** Begin **
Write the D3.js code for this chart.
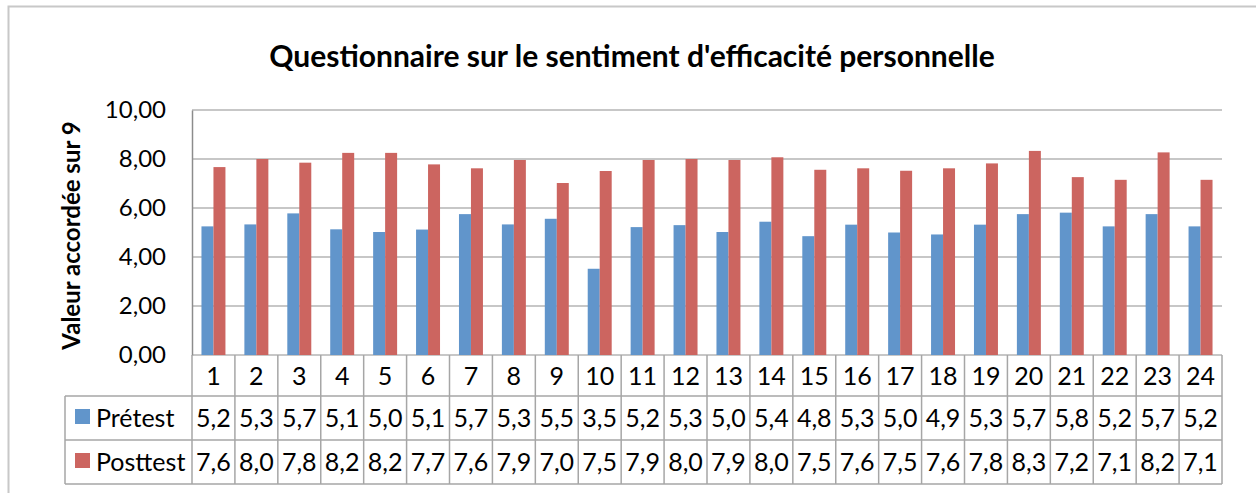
<!DOCTYPE html>
<html>
<head>
<meta charset="utf-8">
<script src="https://cdn.jsdelivr.net/npm/d3@7"></script>
<style>
  body { margin: 0; background: #fff; }
  svg { font-family: Lato, "Open Sans", sans-serif; }
</style>
</head>
<body>
<svg id="chart"></svg>
<script>
// chart size
const width = 1256, height = 493;

// data
const categories = d3.range(1, 25).map(String);
const seriesNames = ["Prétest", "Posttest"];
const pretest = [5.25, 5.33, 5.78, 5.13, 5.02, 5.12, 5.75, 5.33, 5.56, 3.52, 5.22, 5.3,
                 5.02, 5.44, 4.85, 5.32, 5.0, 4.92, 5.32, 5.75, 5.81, 5.25, 5.75, 5.25];
const posttest = [7.67, 8.0, 7.85, 8.25, 8.25, 7.78, 7.62, 7.96, 7.02, 7.51, 7.96, 8.0,
                  7.96, 8.07, 7.56, 7.62, 7.52, 7.62, 7.82, 8.33, 7.26, 7.15, 8.27, 7.15];
const yTicks = [0, 2, 4, 6, 8, 10];
const colors = ["#6195cb", "#cc6560"];

const series = [pretest, posttest];

const fr = d3.formatLocale({decimal: ",", thousands: " ", grouping: [3], currency: ["", " €"]});
const fmt2 = fr.format(".2f");
const fmt1 = fr.format(".1f");
// the data table shows values cut to one decimal
const cut = v => fmt1(Math.floor(v * 10 + 1e-9) / 10);

const svg = d3.select("#chart")
    .attr("width", width)
    .attr("height", height);

// outer chart border
svg.append("rect")
    .attr("x", 8.5).attr("y", 6.5)
    .attr("width", width + 20).attr("height", height + 20)
    .attr("fill", "#fff")
    .attr("stroke", "#c8c8c8")
    .attr("stroke-width", 2);

const plot = {left: 192, right: 1222, top: 110, bottom: 355};

const x0 = d3.scaleBand()
    .domain(categories)
    .range([plot.left, plot.right])
    .padding(0);

const x1 = d3.scaleBand()
    .domain(seriesNames)
    .range([0, x0.bandwidth()])
    .paddingInner(0)
    .paddingOuter(0.79);

const y = d3.scaleLinear()
    .domain([0, 10])
    .range([plot.bottom, plot.top]);

// title
svg.append("text")
    .attr("x", 632).attr("y", 67)
    .attr("text-anchor", "middle")
    .attr("font-size", "30px")
    .attr("font-weight", "bold")
    .text("Questionnaire sur le sentiment d'efficacité personnelle");

// gridlines
svg.append("g")
    .selectAll("line")
    .data(yTicks)
    .enter().append("line")
    .attr("x1", plot.left).attr("x2", plot.right)
    .attr("y1", d => y(d)).attr("y2", d => y(d))
    .attr("stroke", "#b4b4b4")
    .attr("stroke-width", 1.5);

// y axis
const yAxis = svg.append("g")
    .attr("transform", "translate(" + plot.left + ",0)")
    .call(d3.axisLeft(y).tickValues(yTicks).tickFormat(fmt2).tickSize(0).tickPadding(26));
yAxis.select(".domain").attr("stroke", "#8c8c8c").attr("stroke-width", 1.5);
yAxis.selectAll("text")
    .attr("font-size", "24px")
    .attr("font-family", "Lato, sans-serif")
    .attr("fill", "#000");

// y axis title
svg.append("text")
    .attr("transform", "translate(80," + (plot.top + plot.bottom + 6) / 2 + ") rotate(-90)")
    .attr("text-anchor", "middle")
    .attr("font-size", "24px")
    .attr("font-weight", "bold")
    .text("Valeur accordée sur 9");

// bars
const groups = svg.append("g")
    .selectAll("g")
    .data(categories)
    .enter().append("g")
    .attr("transform", d => "translate(" + x0(d) + ",0)");

groups.selectAll("rect")
    .data((d, i) => seriesNames.map((s, j) => ({s: s, v: series[j][i], j: j})))
    .enter().append("rect")
    .attr("x", d => x1(d.s))
    .attr("width", x1.bandwidth())
    .attr("y", d => y(d.v))
    .attr("height", d => y(0) - y(d.v))
    .attr("fill", d => colors[d.j]);

// data table
const rowTop = [355, 396, 440];
const rowBottom = [396, 440, 484];
const tableLeft = 65;
const lineColor = "#a6a6a6";
const table = svg.append("g");

// horizontal lines
[rowTop[1], rowBottom[1], rowBottom[2]].forEach(yy => {
    table.append("line")
        .attr("x1", tableLeft).attr("x2", plot.right)
        .attr("y1", yy).attr("y2", yy)
        .attr("stroke", lineColor).attr("stroke-width", 1.5);
});

// vertical lines
const edges = categories.map(c => x0(c)).concat([plot.right]);
table.selectAll(".vline")
    .data(edges)
    .enter().append("line")
    .attr("class", "vline")
    .attr("x1", d => d).attr("x2", d => d)
    .attr("y1", rowTop[0]).attr("y2", rowBottom[2])
    .attr("stroke", lineColor).attr("stroke-width", 1.5);
table.append("line")
    .attr("x1", tableLeft).attr("x2", tableLeft)
    .attr("y1", rowTop[1]).attr("y2", rowBottom[2])
    .attr("stroke", lineColor).attr("stroke-width", 1.5);

// category numbers
table.selectAll(".cat")
    .data(categories)
    .enter().append("text")
    .attr("class", "cat")
    .attr("x", d => x0(d) + x0.bandwidth() / 2)
    .attr("y", (rowTop[0] + rowBottom[0]) / 2)
    .attr("dy", "0.36em")
    .attr("text-anchor", "middle")
    .attr("font-size", "25px")
    .text(d => d);

// values and legend keys
series.forEach((vals, j) => {
    const cy = (rowTop[j + 1] + rowBottom[j + 1]) / 2;
    table.selectAll(".val" + j)
        .data(vals)
        .enter().append("text")
        .attr("class", "val" + j)
        .attr("x", (d, i) => x0(categories[i]) + x0.bandwidth() / 2)
        .attr("y", cy)
        .attr("dy", "0.36em")
        .attr("text-anchor", "middle")
        .attr("font-size", "25px")
        .text(d => cut(d));
    table.append("rect")
        .attr("x", 75).attr("y", cy - 9)
        .attr("width", 15).attr("height", 15)
        .attr("fill", colors[j]);
    table.append("text")
        .attr("x", 96).attr("y", cy)
        .attr("dy", "0.36em")
        .attr("font-size", "25px")
        .text(seriesNames[j]);
});
</script>
</body>
</html>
** End **
▶ _Task description_: Go through the material above and count the lines that include "chart". Give the number alone.

▶ _Exercise solution_: 5